HHS believes seven to eight million healthy people will voluntarily buy these super skimpy plans, despite the lack of a mandate and sky-high premiums

HHS offers no estimates for the out-of-pocket costs that patients would bear for the “essential services” not covered by Cruz’s plans. HHS’s results also rely on assumptions about consumer behavior, including who will buy ACA-compliant or Cruz plans by income, age, and risk. HHS shares no detail about these assumptions, calling them “proprietary.” It’s difficult to believe that more poor people would somehow afford higher premiums, or that much demand exists among young people for plans with $12,000 deductibles. The Congressional Budget Office’s (CBO) own projections run counter to these predictions.


HHS should share more information about its model and its underlying assumptions. Given the Trump administration’s track record with math and facts, it is unlikely that their modeling results are going to be right.
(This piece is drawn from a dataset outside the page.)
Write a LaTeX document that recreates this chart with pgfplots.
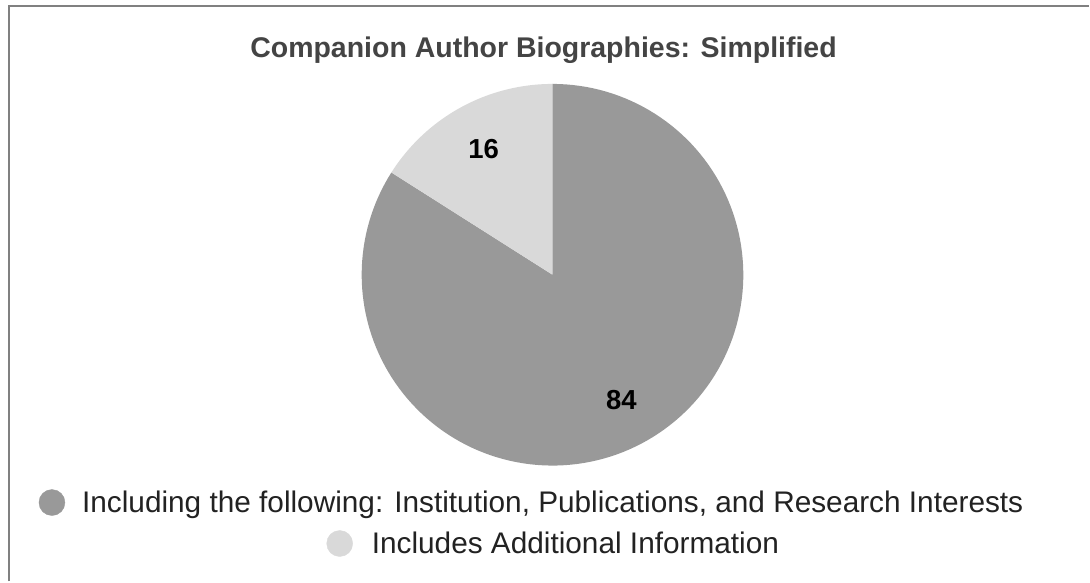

The damage done as a result of being wrong could lead to death spirals in many state insurance markets, millions of sick people lacking access to affordable coverage, many young people buying plans that do not cover what they need, and all of us paying more.

Bob Kocher is a former Special Assistant to the President for Healthcare and Economic Policy on the National Economic Council; Andy Slavitt is the former Acting Administrator for the Centers for Medicare and Medicaid Services (CMS).